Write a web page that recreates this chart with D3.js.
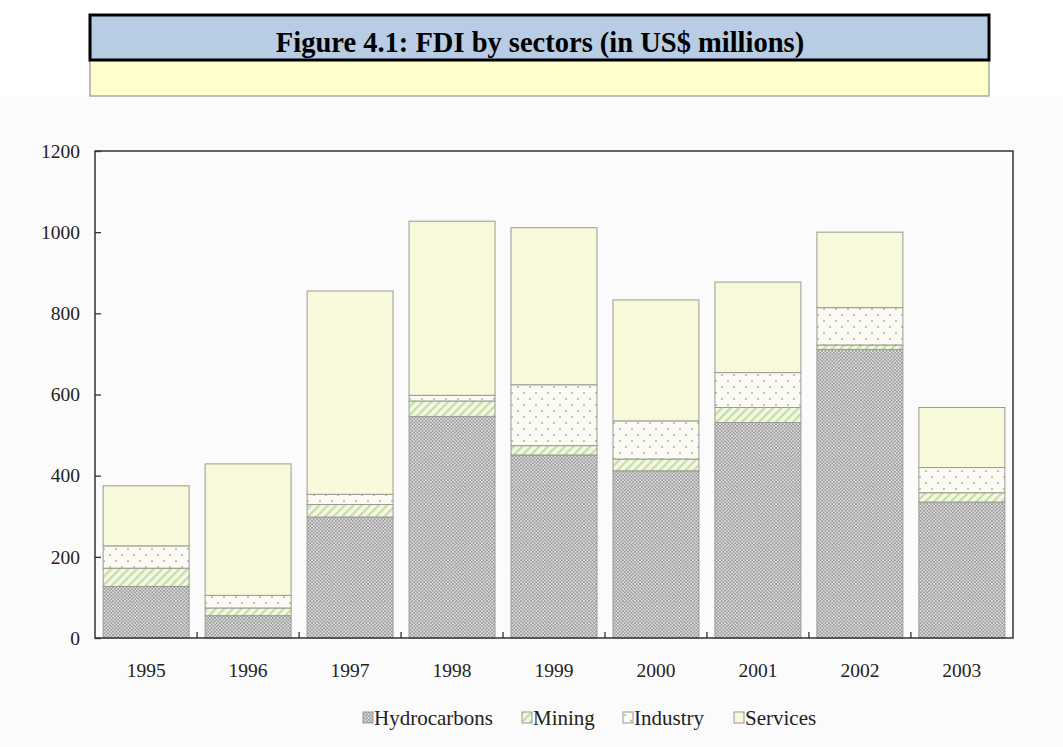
<!DOCTYPE html>
<html>
<head>
<meta charset="utf-8">
<script src="https://cdn.jsdelivr.net/npm/d3@7"></script>
<style>
  html, body { margin: 0; padding: 0; background: #ffffff; }
  svg { display: block; }
</style>
</head>
<body>
<svg id="chart" width="1063" height="747"></svg>
<script>
// FDI by sector, US$ millions
const years = ["1995", "1996", "1997", "1998", "1999", "2000", "2001", "2002", "2003"];
const sectors = ["Hydrocarbons", "Mining", "Industry", "Services"];
const hydrocarbons = [127, 55, 298, 546, 451, 412, 531, 711, 335];
const mining       = [45, 19, 31, 38, 23, 29, 37, 11, 23];
const industry     = [55, 31, 25, 14, 150, 94, 86, 92, 62];
const services     = [148, 324, 501, 429, 387, 298, 223, 186, 148];
const yTicks = [0, 200, 400, 600, 800, 1000, 1200];
const titleText = "Figure 4.1: FDI by sectors (in US$ millions)";

const rows = years.map((y, i) => ({
  year: y,
  Hydrocarbons: hydrocarbons[i],
  Mining: mining[i],
  Industry: industry[i],
  Services: services[i]
}));

const serif = "Liberation Serif, Times New Roman, serif";
const svg = d3.select("#chart");
const W = 1063, H = 747;
const m = { left: 95, right: 50, top: 151, bottom: 109 };

// page background below the heading
svg.append("rect").attr("x", 0).attr("y", 97).attr("width", W).attr("height", H - 97).attr("fill", "#fbfbfb");

// heading boxes
svg.append("rect").attr("x", 90).attr("y", 60).attr("width", 899).attr("height", 36)
  .attr("fill", "#ffffcc").attr("stroke", "#a8a8a8").attr("stroke-width", 1.5);
svg.append("rect").attr("x", 90).attr("y", 15).attr("width", 899).attr("height", 45)
  .attr("fill", "#b8cce4").attr("stroke", "#000").attr("stroke-width", 3);
svg.append("text").attr("x", 540).attr("y", 52).attr("text-anchor", "middle")
  .attr("font-family", serif).attr("font-weight", "bold")
  .attr("font-size", 28.5).attr("fill", "#000").text(titleText);

// fill patterns
const defs = svg.append("defs");
const pHyd = defs.append("pattern").attr("id", "pat-hyd").attr("patternUnits", "userSpaceOnUse")
  .attr("width", 3.4).attr("height", 3.4);
pHyd.append("rect").attr("width", 3.4).attr("height", 3.4).attr("fill", "#939393");
pHyd.append("circle").attr("cx", 0.85).attr("cy", 0.85).attr("r", 1.0).attr("fill", "#e2e2e2");
pHyd.append("circle").attr("cx", 2.55).attr("cy", 2.55).attr("r", 1.0).attr("fill", "#e2e2e2");

const pMin = defs.append("pattern").attr("id", "pat-min").attr("patternUnits", "userSpaceOnUse")
  .attr("width", 6).attr("height", 6).attr("patternTransform", "rotate(45)");
pMin.append("rect").attr("width", 6).attr("height", 6).attr("fill", "#f4f7e6");
pMin.append("rect").attr("x", 0).attr("y", 0).attr("width", 2.2).attr("height", 6).attr("fill", "#c4dea4");

const pInd = defs.append("pattern").attr("id", "pat-ind").attr("patternUnits", "userSpaceOnUse")
  .attr("width", 12).attr("height", 12);
pInd.append("rect").attr("width", 12).attr("height", 12).attr("fill", "#fbfbf3");
pInd.append("circle").attr("cx", 2).attr("cy", 3).attr("r", 1).attr("fill", "#b0b0a6");
pInd.append("circle").attr("cx", 8).attr("cy", 9).attr("r", 1).attr("fill", "#b0b0a6");

const fills = {
  Hydrocarbons: "url(#pat-hyd)",
  Mining: "url(#pat-min)",
  Industry: "url(#pat-ind)",
  Services: "#f8f8da"
};

const x = d3.scaleBand().domain(years).range([m.left, W - m.right]).paddingInner(0.157).paddingOuter(0.08);
const y = d3.scaleLinear().domain([0, 1200]).range([H - m.bottom, m.top]);

const stack = d3.stack().keys(sectors)(rows);

const plot = svg.append("g");
plot.selectAll("g.layer").data(stack).join("g")
  .attr("class", "layer")
  .attr("fill", d => fills[d.key])
  .selectAll("rect").data(d => d).join("rect")
  .attr("x", d => x(d.data.year))
  .attr("width", x.bandwidth())
  .attr("y", d => y(d[1]))
  .attr("height", d => y(d[0]) - y(d[1]))
  .attr("stroke", "#9a9a90")
  .attr("stroke-width", 1);

// frame
svg.append("rect").attr("x", m.left).attr("y", m.top)
  .attr("width", W - m.right - m.left).attr("height", H - m.bottom - m.top)
  .attr("fill", "none").attr("stroke", "#333").attr("stroke-width", 1.5);

// y axis: inward ticks
const yAxis = svg.append("g").attr("transform", `translate(${m.left},0)`)
  .call(d3.axisLeft(y).tickValues(yTicks).tickSize(-6).tickPadding(15).tickFormat(d3.format("d")));
yAxis.select(".domain").remove();
yAxis.selectAll("line").attr("stroke", "#333").attr("stroke-width", 1.3);
yAxis.selectAll("text").attr("font-family", serif)
  .attr("font-size", 19.5).attr("fill", "#222");

// x axis: category labels and inward boundary ticks
const xAxis = svg.append("g").attr("transform", `translate(0,${H - m.bottom})`)
  .call(d3.axisBottom(x).tickSize(0).tickPadding(25));
xAxis.select(".domain").remove();
xAxis.selectAll("text").attr("font-family", serif)
  .attr("font-size", 19.5).attr("fill", "#222");
const step = x.step();
const bounds = years.slice(1).map(yr => x(yr) - step * x.paddingInner() / 2);
svg.append("g").selectAll("line").data(bounds).join("line")
  .attr("x1", d => d).attr("x2", d => d)
  .attr("y1", H - m.bottom).attr("y2", H - m.bottom - 6)
  .attr("stroke", "#333").attr("stroke-width", 1.3);

// legend
const legendX = [363, 522, 623, 734];
const lg = svg.append("g").selectAll("g").data(sectors).join("g")
  .attr("transform", (d, i) => `translate(${legendX[i]},712)`);
lg.append("rect").attr("width", 10).attr("height", 11)
  .attr("fill", d => fills[d]).attr("stroke", "#999").attr("stroke-width", 1);
lg.append("text").attr("x", 11).attr("y", 13)
  .attr("font-family", serif).attr("font-size", 21)
  .attr("fill", "#222").text(d => d);
</script>
</body>
</html>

######

Without the pictures, output the full listing exactly as it stands.

Write a web page that recreates this chart with D3.js.
<!DOCTYPE html>
<html>
<head>
<meta charset="utf-8">
<script src="https://cdn.jsdelivr.net/npm/d3@7"></script>
<style>
  html, body { margin: 0; padding: 0; background: #ffffff; }
  svg { display: block; }
</style>
</head>
<body>
<svg id="chart" width="1063" height="747"></svg>
<script>
// FDI by sector, US$ millions
const years = ["1995", "1996", "1997", "1998", "1999", "2000", "2001", "2002", "2003"];
const sectors = ["Hydrocarbons", "Mining", "Industry", "Services"];
const hydrocarbons = [127, 55, 298, 546, 451, 412, 531, 711, 335];
const mining       = [45, 19, 31, 38, 23, 29, 37, 11, 23];
const industry     = [55, 31, 25, 14, 150, 94, 86, 92, 62];
const services     = [148, 324, 501, 429, 387, 298, 223, 186, 148];
const yTicks = [0, 200, 400, 600, 800, 1000, 1200];
const titleText = "Figure 4.1: FDI by sectors (in US$ millions)";

const rows = years.map((y, i) => ({
  year: y,
  Hydrocarbons: hydrocarbons[i],
  Mining: mining[i],
  Industry: industry[i],
  Services: services[i]
}));

const serif = "Liberation Serif, Times New Roman, serif";
const svg = d3.select("#chart");
const W = 1063, H = 747;
const m = { left: 95, right: 50, top: 151, bottom: 109 };

// page background below the heading
svg.append("rect").attr("x", 0).attr("y", 97).attr("width", W).attr("height", H - 97).attr("fill", "#fbfbfb");

// heading boxes
svg.append("rect").attr("x", 90).attr("y", 60).attr("width", 899).attr("height", 36)
  .attr("fill", "#ffffcc").attr("stroke", "#a8a8a8").attr("stroke-width", 1.5);
svg.append("rect").attr("x", 90).attr("y", 15).attr("width", 899).attr("height", 45)
  .attr("fill", "#b8cce4").attr("stroke", "#000").attr("stroke-width", 3);
svg.append("text").attr("x", 540).attr("y", 52).attr("text-anchor", "middle")
  .attr("font-family", serif).attr("font-weight", "bold")
  .attr("font-size", 28.5).attr("fill", "#000").text(titleText);

// fill patterns
const defs = svg.append("defs");
const pHyd = defs.append("pattern").attr("id", "pat-hyd").attr("patternUnits", "userSpaceOnUse")
  .attr("width", 3.4).attr("height", 3.4);
pHyd.append("rect").attr("width", 3.4).attr("height", 3.4).attr("fill", "#939393");
pHyd.append("circle").attr("cx", 0.85).attr("cy", 0.85).attr("r", 1.0).attr("fill", "#e2e2e2");
pHyd.append("circle").attr("cx", 2.55).attr("cy", 2.55).attr("r", 1.0).attr("fill", "#e2e2e2");

const pMin = defs.append("pattern").attr("id", "pat-min").attr("patternUnits", "userSpaceOnUse")
  .attr("width", 6).attr("height", 6).attr("patternTransform", "rotate(45)");
pMin.append("rect").attr("width", 6).attr("height", 6).attr("fill", "#f4f7e6");
pMin.append("rect").attr("x", 0).attr("y", 0).attr("width", 2.2).attr("height", 6).attr("fill", "#c4dea4");

const pInd = defs.append("pattern").attr("id", "pat-ind").attr("patternUnits", "userSpaceOnUse")
  .attr("width", 12).attr("height", 12);
pInd.append("rect").attr("width", 12).attr("height", 12).attr("fill", "#fbfbf3");
pInd.append("circle").attr("cx", 2).attr("cy", 3).attr("r", 1).attr("fill", "#b0b0a6");
pInd.append("circle").attr("cx", 8).attr("cy", 9).attr("r", 1).attr("fill", "#b0b0a6");

const fills = {
  Hydrocarbons: "url(#pat-hyd)",
  Mining: "url(#pat-min)",
  Industry: "url(#pat-ind)",
  Services: "#f8f8da"
};

const x = d3.scaleBand().domain(years).range([m.left, W - m.right]).paddingInner(0.157).paddingOuter(0.08);
const y = d3.scaleLinear().domain([0, 1200]).range([H - m.bottom, m.top]);

const stack = d3.stack().keys(sectors)(rows);

const plot = svg.append("g");
plot.selectAll("g.layer").data(stack).join("g")
  .attr("class", "layer")
  .attr("fill", d => fills[d.key])
  .selectAll("rect").data(d => d).join("rect")
  .attr("x", d => x(d.data.year))
  .attr("width", x.bandwidth())
  .attr("y", d => y(d[1]))
  .attr("height", d => y(d[0]) - y(d[1]))
  .attr("stroke", "#9a9a90")
  .attr("stroke-width", 1);

// frame
svg.append("rect").attr("x", m.left).attr("y", m.top)
  .attr("width", W - m.right - m.left).attr("height", H - m.bottom - m.top)
  .attr("fill", "none").attr("stroke", "#333").attr("stroke-width", 1.5);

// y axis: inward ticks
const yAxis = svg.append("g").attr("transform", `translate(${m.left},0)`)
  .call(d3.axisLeft(y).tickValues(yTicks).tickSize(-6).tickPadding(15).tickFormat(d3.format("d")));
yAxis.select(".domain").remove();
yAxis.selectAll("line").attr("stroke", "#333").attr("stroke-width", 1.3);
yAxis.selectAll("text").attr("font-family", serif)
  .attr("font-size", 19.5).attr("fill", "#222");

// x axis: category labels and inward boundary ticks
const xAxis = svg.append("g").attr("transform", `translate(0,${H - m.bottom})`)
  .call(d3.axisBottom(x).tickSize(0).tickPadding(25));
xAxis.select(".domain").remove();
xAxis.selectAll("text").attr("font-family", serif)
  .attr("font-size", 19.5).attr("fill", "#222");
const step = x.step();
const bounds = years.slice(1).map(yr => x(yr) - step * x.paddingInner() / 2);
svg.append("g").selectAll("line").data(bounds).join("line")
  .attr("x1", d => d).attr("x2", d => d)
  .attr("y1", H - m.bottom).attr("y2", H - m.bottom - 6)
  .attr("stroke", "#333").attr("stroke-width", 1.3);

// legend
const legendX = [363, 522, 623, 734];
const lg = svg.append("g").selectAll("g").data(sectors).join("g")
  .attr("transform", (d, i) => `translate(${legendX[i]},712)`);
lg.append("rect").attr("width", 10).attr("height", 11)
  .attr("fill", d => fills[d]).attr("stroke", "#999").attr("stroke-width", 1);
lg.append("text").attr("x", 11).attr("y", 13)
  .attr("font-family", serif).attr("font-size", 21)
  .attr("fill", "#222").text(d => d);
</script>
</body>
</html>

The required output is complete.